Current state of the Distributed Actors (Cluster) internals

Short version: What you are looking at is runtime internals long predating Swift Concurrency, and effectively is a complete "library only" actor runtime; We will be removing most of these internals, as they have either become obsolete in face of the runtime now offered by the Concurrency library, or they are being replaced by the work in progress distributed actor feature.

So, why did we share this library early, while there still are those pieces of the old infrastructure in there...?

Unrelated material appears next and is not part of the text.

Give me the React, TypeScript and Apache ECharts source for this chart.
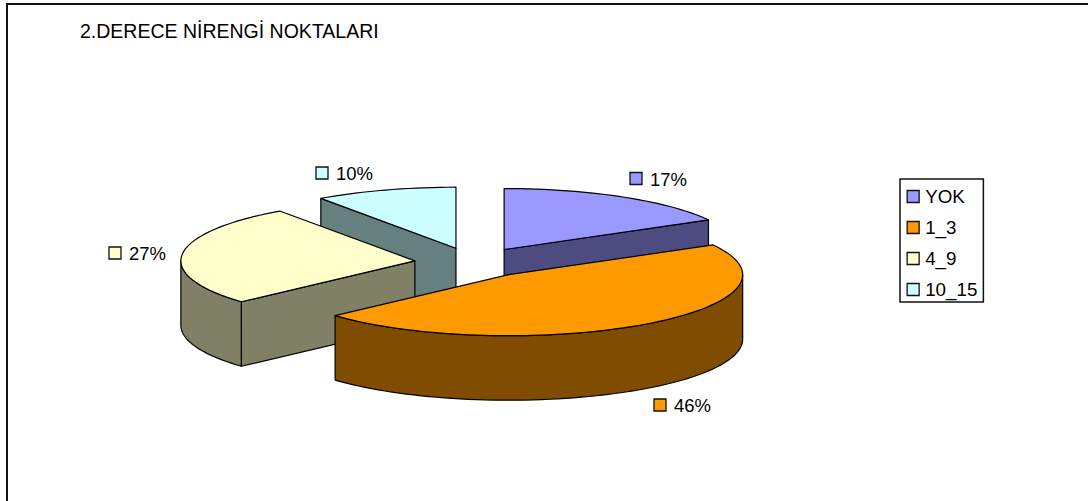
import React, { useEffect, useRef } from "react";
import * as echarts from "echarts";

const titleText = "2.DERECE NİRENGİ NOKTALARI";
const categories = ["YOK", "1_3", "4_9", "10_15"];
const values = [16.9, 46.4, 26.9, 9.8];
const topColors = ["#9999FF", "#FF9900", "#FFFFCC", "#CCFFFF"];
const sideColors = ["#4C4C80", "#804C00", "#808066", "#668080"];

const FONT = '"Liberation Sans", Arial, sans-serif';
const BASE = { x: 474, y: 262.5 };
const RX = 234;
const RY = 61;
const DEPTH = 64.5;
const EXPLODE_X = 59.5;
const EXPLODE_Y = 15;
const LABEL_ANCHORS = [
  { x: 630, y: 178.5 },
  { x: 654, y: 405 },
  { x: 109, y: 253 },
  { x: 316, y: 173 },
];
const DRAW_ORDER = [2, 4, 3, 2]; // z per slice

const total = values.reduce((a, b) => a + b, 0);
const startAngles = values.map((_, i) =>
  values.slice(0, i).reduce((a, b) => a + b, 0) / total * Math.PI * 2
);

function arcPoints(cx: number, cy: number, a0: number, a1: number) {
  const n = Math.max(2, Math.ceil(((a1 - a0) / (Math.PI * 2)) * 180));
  const out: number[][] = [];
  for (let k = 0; k <= n; k++) {
    const a = a0 + ((a1 - a0) * k) / n;
    out.push([cx + RX * Math.sin(a), cy - RY * Math.cos(a)]);
  }
  return out;
}

function makeRenderItem(i: number) {
  return (_params: any, api: any) => {
    const v = api.value(0) as number;
    const a0 = startAngles[i];
    const a1 = a0 + (v / total) * Math.PI * 2;
    const mid = (a0 + a1) / 2;
    const cx = BASE.x + EXPLODE_X * Math.sin(mid);
    const cy = BASE.y - EXPLODE_Y * Math.cos(mid);
    const line = { stroke: "#000", lineWidth: 1.2, lineJoin: "round" };
    const children: any[] = [];
    const face = (a: number) => {
      const p = [cx + RX * Math.sin(a), cy - RY * Math.cos(a)];
      children.push({
        type: "polygon",
        shape: { points: [[cx, cy], p, [p[0], p[1] + DEPTH], [cx, cy + DEPTH]] },
        style: { fill: sideColors[i], ...line },
      });
    };
    if (Math.sin(a0) < -1e-6) face(a0);
    if (Math.sin(a1) > 1e-6) face(a1);
    const r0 = Math.max(a0, Math.PI / 2);
    const r1 = Math.min(a1, (Math.PI * 3) / 2);
    if (r1 > r0) {
      const top = arcPoints(cx, cy, r0, r1);
      const bottom = top.map((p) => [p[0], p[1] + DEPTH]).reverse();
      children.push({
        type: "polygon",
        shape: { points: [...top, ...bottom] },
        style: { fill: sideColors[i], ...line },
      });
    }
    children.push({
      type: "polygon",
      shape: { points: [[cx, cy], ...arcPoints(cx, cy, a0, a1)] },
      style: { fill: topColors[i], ...line },
    });
    const anchor = LABEL_ANCHORS[i];
    children.push({
      type: "rect",
      shape: { x: anchor.x, y: anchor.y - 6, width: 12, height: 12 },
      style: { fill: topColors[i], stroke: "#111", lineWidth: 1.3 },
    });
    children.push({
      type: "text",
      style: {
        text: `${Math.round((v / total) * 100)}%`,
        x: anchor.x + 20,
        y: anchor.y + 0.5,
        fill: "#000",
        fontSize: 18.5,
        fontFamily: FONT,
        align: "left",
        verticalAlign: "middle",
      },
    });
    return { type: "group", children };
  };
}

export default function App() {
  const ref = useRef<HTMLDivElement>(null);
  useEffect(() => {
    const chart = echarts.init(ref.current!, undefined, { renderer: "svg" });
    chart.setOption({
      animation: false,
      backgroundColor: "#fff",
      title: {
        text: titleText,
        left: 80,
        top: 21,
        padding: 0,
        textStyle: { fontSize: 19.5, fontWeight: "normal", color: "#000", fontFamily: FONT },
      },
      legend: {
        orient: "vertical",
        left: 900,
        top: 179,
        padding: [8, 6, 3, 6.5],
        data: categories,
        icon: "rect",
        itemWidth: 12,
        itemHeight: 12,
        itemGap: 12,
        selectedMode: false,
        borderColor: "#111",
        borderWidth: 1.5,
        backgroundColor: "#fff",
        itemStyle: { borderColor: "#111", borderWidth: 1.3 },
        textStyle: {
          fontSize: 18.8,
          color: "#000",
          fontFamily: FONT,
          lineHeight: 19,
          padding: [0, 0, 0, 1],
        },
      },
      graphic: [
        {
          type: "polyline",
          silent: true,
          shape: { points: [[7, 505], [7, 4], [1095, 4]] },
          style: { stroke: "#111", lineWidth: 2, fill: "none" },
        },
      ],
      series: categories.map((name, i) => ({
        type: "custom",
        name,
        coordinateSystem: "none",
        silent: true,
        z: DRAW_ORDER[i],
        itemStyle: { color: topColors[i] },
        renderItem: makeRenderItem(i),
        data: [[values[i]]],
      })),
    });
    return () => chart.dispose();
  }, []);
  return (
    <div
      ref={ref}
      style={{ position: "absolute", left: 0, top: 0, width: 1088, height: 501 }}
    />
  );
}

After careful consideration we decided to release this project as work-in-progress to help the public review process of the distributed actor feature (as we mention in the annoucement blog). During the initial pitch of the distributed actor language feature it became clear to us that it will be very hard to explain and justify exact details of the language design, without having a reference implementation associated with it, so we're able to explain exactly why and how those features are used.

Remember that the language feature basically "does nothing", it just is a bunch of hooks for runtimes such as this one to do their thing. So it can be pretty hard to grasp exactly how it's supposed to work, without having a reference implementation at hand.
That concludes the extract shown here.